◆ **Exercise goal**:
Everything from the first line of the data below through the line that contains "var bars = svg.append('g').attr('class', 'bars');" should be written out exactly, please, and nothing more; the pictures stay out.

═════ Supplied data ═════

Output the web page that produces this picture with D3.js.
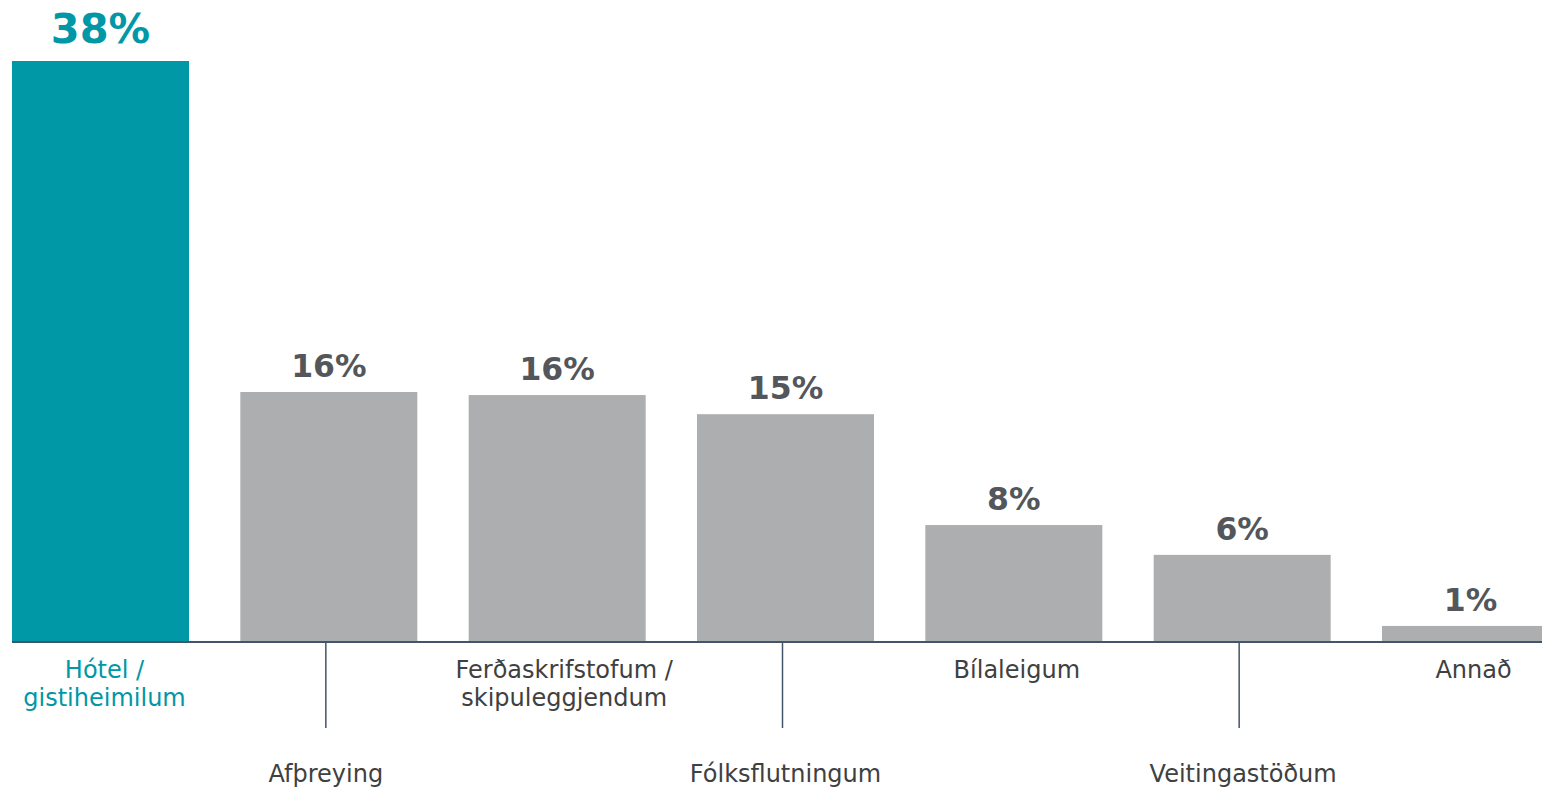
<!DOCTYPE html>
<html>
<head>
<meta charset="utf-8">
<script src="https://cdn.jsdelivr.net/npm/d3@7"></script>
<style>
  body { margin: 0; background: #fff; }
  svg { display: block; font-family: "DejaVu Sans", Verdana, sans-serif; }
</style>
</head>
<body>
<svg id="chart" width="1542" height="787"></svg>
<script>
// data
var categories = ['Hótel / gistiheimilum', 'Afþreying', 'Ferðaskrifstofum / skipuleggjendum',
  'Fólksflutningum', 'Bílaleigum', 'Veitingastöðum', 'Annað'];
var labelLines = [['Hótel /', 'gistiheimilum'], ['Afþreying'], ['Ferðaskrifstofum /', 'skipuleggjendum'],
  ['Fólksflutningum'], ['Bílaleigum'], ['Veitingastöðum'], ['Annað']];
var values = [38, 16.35, 16.15, 14.9, 7.65, 5.7, 1.05];
var valueLabels = ['38%', '16%', '16%', '15%', '8%', '6%', '1%'];

var teal = '#0097A7';
var grey = '#ADAEB0';
var axisColor = '#44546A';

var svg = d3.select('#chart');
var baseY = 642;

var x = d3.scaleBand()
  .domain(categories)
  .range([12, 1559])
  .paddingInner(0.2248)
  .paddingOuter(0);

var y = d3.scaleLinear()
  .domain([0, 38])
  .range([baseY, 61]);

var bars = svg.append('g').attr('class', 'bars');

bars.selectAll('rect')
  .data(values)
  .enter()
  .append('rect')
    .attr('x', function(d, i) { return x(categories[i]); })
    .attr('y', function(d) { return y(d); })
    .attr('width', x.bandwidth())
    .attr('height', function(d) { return baseY - y(d); })
    .attr('fill', function(d, i) { return i === 0 ? teal : grey; });

// value labels
svg.append('g')
  .selectAll('text')
  .data(values)
  .enter()
  .append('text')
    .attr('x', function(d, i) { return x(categories[i]) + x.bandwidth() / 2; })
    .attr('y', function(d, i) { return y(d) - (i === 0 ? 18 : 15); })
    .attr('text-anchor', 'middle')
    .attr('font-weight', 'bold')
    .attr('font-size', function(d, i) { return i === 0 ? '41.5px' : '31.5px'; })
    .attr('fill', function(d, i) { return i === 0 ? teal : '#53565A'; })
    .text(function(d, i) { return valueLabels[i]; });

// axis line
svg.append('line')
  .attr('x1', 12)
  .attr('x2', 1542)
  .attr('y1', baseY)
  .attr('y2', baseY)
  .attr('stroke', axisColor)
  .attr('stroke-width', 2);

// long ticks for the staggered labels
svg.append('g')
  .selectAll('line')
  .data(categories.filter(function(d, i) { return i % 2 === 1; }))
  .enter()
  .append('line')
    .attr('x1', function(d) { return x(d) + x.bandwidth() / 2 - 3; })
    .attr('x2', function(d) { return x(d) + x.bandwidth() / 2 - 3; })
    .attr('y1', baseY)
    .attr('y2', 728)
    .attr('stroke', axisColor)
    .attr('stroke-width', 1.5);

// category labels
var shift = [4, -3, 7, 0, 3, 1, 3];
var catLabels = svg.append('g')
  .selectAll('text')
  .data(categories)
  .enter()
  .append('text')
    .attr('text-anchor', 'middle')
    .attr('font-size', '24px')
    .attr('fill', function(d, i) { return i === 0 ? teal : '#404040'; })
    .attr('transform', function(d, i) {
      var cx = x(d) + x.bandwidth() / 2 + shift[i];
      var cy = i % 2 === 0 ? 678 : 782;
      return 'translate(' + cx + ',' + cy + ')';
    });

catLabels.selectAll('tspan')
  .data(function(d, i) { return labelLines[i]; })
  .enter()
  .append('tspan')
    .attr('x', 0)
    .attr('dy', function(d, j) { return j === 0 ? 0 : 28; })
    .text(function(d) { return d; });
</script>
</body>
</html>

═════

◆ **Correct answer**:
Output the web page that produces this picture with D3.js.
<!DOCTYPE html>
<html>
<head>
<meta charset="utf-8">
<script src="https://cdn.jsdelivr.net/npm/d3@7"></script>
<style>
  body { margin: 0; background: #fff; }
  svg { display: block; font-family: "DejaVu Sans", Verdana, sans-serif; }
</style>
</head>
<body>
<svg id="chart" width="1542" height="787"></svg>
<script>
// data
var categories = ['Hótel / gistiheimilum', 'Afþreying', 'Ferðaskrifstofum / skipuleggjendum',
  'Fólksflutningum', 'Bílaleigum', 'Veitingastöðum', 'Annað'];
var labelLines = [['Hótel /', 'gistiheimilum'], ['Afþreying'], ['Ferðaskrifstofum /', 'skipuleggjendum'],
  ['Fólksflutningum'], ['Bílaleigum'], ['Veitingastöðum'], ['Annað']];
var values = [38, 16.35, 16.15, 14.9, 7.65, 5.7, 1.05];
var valueLabels = ['38%', '16%', '16%', '15%', '8%', '6%', '1%'];

var teal = '#0097A7';
var grey = '#ADAEB0';
var axisColor = '#44546A';

var svg = d3.select('#chart');
var baseY = 642;

var x = d3.scaleBand()
  .domain(categories)
  .range([12, 1559])
  .paddingInner(0.2248)
  .paddingOuter(0);

var y = d3.scaleLinear()
  .domain([0, 38])
  .range([baseY, 61]);

var bars = svg.append('g').attr('class', 'bars');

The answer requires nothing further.